How my report about four Palestinian boys tried for throwing rocks in the West Bank led to crude intimidation.
We had the best balcony in Jerusalem. From it we could see the best and the worst of this ancient city – the extraordinary past and the beguiling present. The good and the bad, the hope and the despair. And it was from this balcony that I would go forth around the Middle East, flying to wherever yet another dictator was slaughtering his people. For me, my wife Sylvie and our son Jack – eight when we first arrived – so much of family life during our six-year adventure in the Middle East happened on this balcony.

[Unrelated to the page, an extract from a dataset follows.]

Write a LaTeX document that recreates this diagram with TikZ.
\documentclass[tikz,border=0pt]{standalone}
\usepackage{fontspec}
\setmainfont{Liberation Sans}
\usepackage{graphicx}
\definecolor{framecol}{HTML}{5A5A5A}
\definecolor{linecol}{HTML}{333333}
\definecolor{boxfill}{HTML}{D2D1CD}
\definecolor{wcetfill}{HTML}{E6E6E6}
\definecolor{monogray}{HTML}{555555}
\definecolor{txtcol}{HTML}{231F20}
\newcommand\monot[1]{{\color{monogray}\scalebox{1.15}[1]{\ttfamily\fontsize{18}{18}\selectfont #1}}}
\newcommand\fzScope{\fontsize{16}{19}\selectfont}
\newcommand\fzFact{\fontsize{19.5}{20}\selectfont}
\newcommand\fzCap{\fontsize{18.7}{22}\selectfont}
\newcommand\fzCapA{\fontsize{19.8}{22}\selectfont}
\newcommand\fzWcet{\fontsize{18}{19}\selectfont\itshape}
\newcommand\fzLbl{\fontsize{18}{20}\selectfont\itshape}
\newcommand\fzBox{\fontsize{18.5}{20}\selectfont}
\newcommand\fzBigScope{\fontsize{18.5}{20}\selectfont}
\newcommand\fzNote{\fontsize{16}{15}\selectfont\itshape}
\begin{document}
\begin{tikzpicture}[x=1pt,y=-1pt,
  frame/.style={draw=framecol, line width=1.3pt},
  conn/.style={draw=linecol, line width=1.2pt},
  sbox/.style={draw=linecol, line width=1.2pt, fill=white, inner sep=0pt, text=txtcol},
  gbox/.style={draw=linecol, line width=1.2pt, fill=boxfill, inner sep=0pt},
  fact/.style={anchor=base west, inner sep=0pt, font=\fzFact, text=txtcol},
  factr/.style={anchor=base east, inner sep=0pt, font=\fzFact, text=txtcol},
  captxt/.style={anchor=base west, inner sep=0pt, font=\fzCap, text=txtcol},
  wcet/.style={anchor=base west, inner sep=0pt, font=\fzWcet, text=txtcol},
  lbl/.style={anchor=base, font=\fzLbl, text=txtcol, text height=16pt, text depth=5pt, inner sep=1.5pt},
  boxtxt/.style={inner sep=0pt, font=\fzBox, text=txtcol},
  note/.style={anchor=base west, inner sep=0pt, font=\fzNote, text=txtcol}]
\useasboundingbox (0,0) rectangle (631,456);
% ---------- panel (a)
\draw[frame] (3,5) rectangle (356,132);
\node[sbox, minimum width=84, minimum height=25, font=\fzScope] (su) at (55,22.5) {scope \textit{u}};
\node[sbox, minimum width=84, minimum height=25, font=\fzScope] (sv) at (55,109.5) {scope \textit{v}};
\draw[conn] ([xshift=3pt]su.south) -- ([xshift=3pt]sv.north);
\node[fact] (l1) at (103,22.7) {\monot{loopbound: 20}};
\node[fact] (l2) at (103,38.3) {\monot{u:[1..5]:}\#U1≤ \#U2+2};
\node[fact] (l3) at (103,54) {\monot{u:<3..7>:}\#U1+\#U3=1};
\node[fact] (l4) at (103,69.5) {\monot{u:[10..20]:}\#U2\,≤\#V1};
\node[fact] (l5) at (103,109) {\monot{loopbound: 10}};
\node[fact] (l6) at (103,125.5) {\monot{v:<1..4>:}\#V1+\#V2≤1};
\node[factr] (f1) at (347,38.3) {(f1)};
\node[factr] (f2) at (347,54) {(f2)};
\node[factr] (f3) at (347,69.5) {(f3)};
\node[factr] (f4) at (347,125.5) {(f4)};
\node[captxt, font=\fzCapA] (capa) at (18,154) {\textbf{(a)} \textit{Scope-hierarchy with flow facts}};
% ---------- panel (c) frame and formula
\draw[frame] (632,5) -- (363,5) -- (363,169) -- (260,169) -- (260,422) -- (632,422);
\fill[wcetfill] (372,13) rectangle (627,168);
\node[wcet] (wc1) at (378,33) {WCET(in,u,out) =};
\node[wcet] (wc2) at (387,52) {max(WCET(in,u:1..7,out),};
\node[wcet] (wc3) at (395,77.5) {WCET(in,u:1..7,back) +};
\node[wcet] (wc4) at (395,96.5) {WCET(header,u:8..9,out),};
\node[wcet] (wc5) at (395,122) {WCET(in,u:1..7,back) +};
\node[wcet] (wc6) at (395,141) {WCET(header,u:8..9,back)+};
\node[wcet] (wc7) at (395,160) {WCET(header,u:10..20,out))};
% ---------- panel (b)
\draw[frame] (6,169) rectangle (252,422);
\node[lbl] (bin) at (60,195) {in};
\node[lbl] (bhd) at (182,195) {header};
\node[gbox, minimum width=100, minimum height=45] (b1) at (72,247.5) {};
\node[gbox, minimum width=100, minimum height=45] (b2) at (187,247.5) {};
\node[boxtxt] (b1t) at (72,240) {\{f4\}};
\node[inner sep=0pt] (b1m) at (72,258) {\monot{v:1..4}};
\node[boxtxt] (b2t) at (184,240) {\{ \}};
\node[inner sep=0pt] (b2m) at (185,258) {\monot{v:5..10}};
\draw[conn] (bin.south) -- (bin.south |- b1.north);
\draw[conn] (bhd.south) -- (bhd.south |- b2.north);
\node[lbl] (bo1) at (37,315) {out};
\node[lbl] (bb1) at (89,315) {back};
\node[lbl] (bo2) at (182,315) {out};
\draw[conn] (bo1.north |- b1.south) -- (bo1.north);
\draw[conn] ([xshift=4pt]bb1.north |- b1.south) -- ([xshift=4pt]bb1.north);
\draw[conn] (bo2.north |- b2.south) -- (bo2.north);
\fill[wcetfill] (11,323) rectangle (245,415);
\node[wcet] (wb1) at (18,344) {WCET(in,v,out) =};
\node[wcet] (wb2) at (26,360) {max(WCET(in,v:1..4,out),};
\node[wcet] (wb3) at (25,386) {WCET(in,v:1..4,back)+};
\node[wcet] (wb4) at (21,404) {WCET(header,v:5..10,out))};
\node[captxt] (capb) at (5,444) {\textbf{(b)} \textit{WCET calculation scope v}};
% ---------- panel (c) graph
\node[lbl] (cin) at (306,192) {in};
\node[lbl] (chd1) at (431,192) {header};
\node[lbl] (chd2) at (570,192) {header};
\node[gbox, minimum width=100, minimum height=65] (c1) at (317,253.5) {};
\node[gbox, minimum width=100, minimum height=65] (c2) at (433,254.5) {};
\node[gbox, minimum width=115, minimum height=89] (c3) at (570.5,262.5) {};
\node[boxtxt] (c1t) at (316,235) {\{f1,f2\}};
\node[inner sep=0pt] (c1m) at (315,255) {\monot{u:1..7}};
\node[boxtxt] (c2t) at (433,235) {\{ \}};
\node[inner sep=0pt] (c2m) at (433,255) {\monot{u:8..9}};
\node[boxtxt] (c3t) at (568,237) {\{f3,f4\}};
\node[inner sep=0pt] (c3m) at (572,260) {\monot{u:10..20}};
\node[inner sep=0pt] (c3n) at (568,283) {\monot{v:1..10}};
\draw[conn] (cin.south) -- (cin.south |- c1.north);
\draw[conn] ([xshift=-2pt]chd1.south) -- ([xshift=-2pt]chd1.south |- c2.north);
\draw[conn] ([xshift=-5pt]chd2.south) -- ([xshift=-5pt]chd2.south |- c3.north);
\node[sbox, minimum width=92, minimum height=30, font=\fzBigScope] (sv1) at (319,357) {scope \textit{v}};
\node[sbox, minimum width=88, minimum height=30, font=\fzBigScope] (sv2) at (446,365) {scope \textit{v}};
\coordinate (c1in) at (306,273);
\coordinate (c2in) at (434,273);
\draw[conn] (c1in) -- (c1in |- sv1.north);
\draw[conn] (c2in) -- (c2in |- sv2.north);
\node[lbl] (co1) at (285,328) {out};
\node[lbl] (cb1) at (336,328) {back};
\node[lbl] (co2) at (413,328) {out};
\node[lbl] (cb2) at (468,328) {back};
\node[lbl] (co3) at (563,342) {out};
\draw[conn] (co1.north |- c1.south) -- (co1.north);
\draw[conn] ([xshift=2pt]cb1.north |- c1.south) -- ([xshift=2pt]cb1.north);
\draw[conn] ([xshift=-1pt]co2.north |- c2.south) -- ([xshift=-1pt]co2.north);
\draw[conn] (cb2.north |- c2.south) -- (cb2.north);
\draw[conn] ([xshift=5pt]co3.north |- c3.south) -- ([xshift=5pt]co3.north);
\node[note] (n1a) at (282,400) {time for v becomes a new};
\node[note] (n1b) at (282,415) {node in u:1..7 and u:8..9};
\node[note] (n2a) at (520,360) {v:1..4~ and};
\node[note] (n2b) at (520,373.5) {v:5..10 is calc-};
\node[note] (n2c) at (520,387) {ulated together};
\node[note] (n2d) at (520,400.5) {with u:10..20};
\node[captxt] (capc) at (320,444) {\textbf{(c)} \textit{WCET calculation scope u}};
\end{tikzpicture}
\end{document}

The balcony became not just our base, but also our favourite place. From it, we looked across an extraordinary landscape: rows of gnarled olive trees; the Old City of Jerusalem with its golden Dome of the Rock, the sombre-looking Al-Aqsa Mosque and Western Wall; the grandeur of Mount Zion; the Mount of Olives and the Judean desert. We also had a view of modern Jerusalem, with its high-tech entrepreneurs, who have made Israel the largest foreign contributor after China to New York’s Nasdaq stock exchange.
In front of our apartment, as well as the Western Wall, we could see the other famous “wall” – the concrete snake that separates Israel from the occupied West Bank. As with everything there, people can’t even agree on its name: the Israelis call it a “security fence”, the Palestinians an “apartheid wall”. Israel’s supporters in Australia prefer not to call it a wall but a fence. Every day we’d see Israeli Army jeeps driving along the “wall”, checking on a new Israeli settlement that was being built on the outskirts of a Palestinian village.
Our balcony became our private time machine. We could fast-forward from the biblical past to the troubled present. We would see tear gas being fired at Palestinians and rocks being thrown at Israeli soldiers.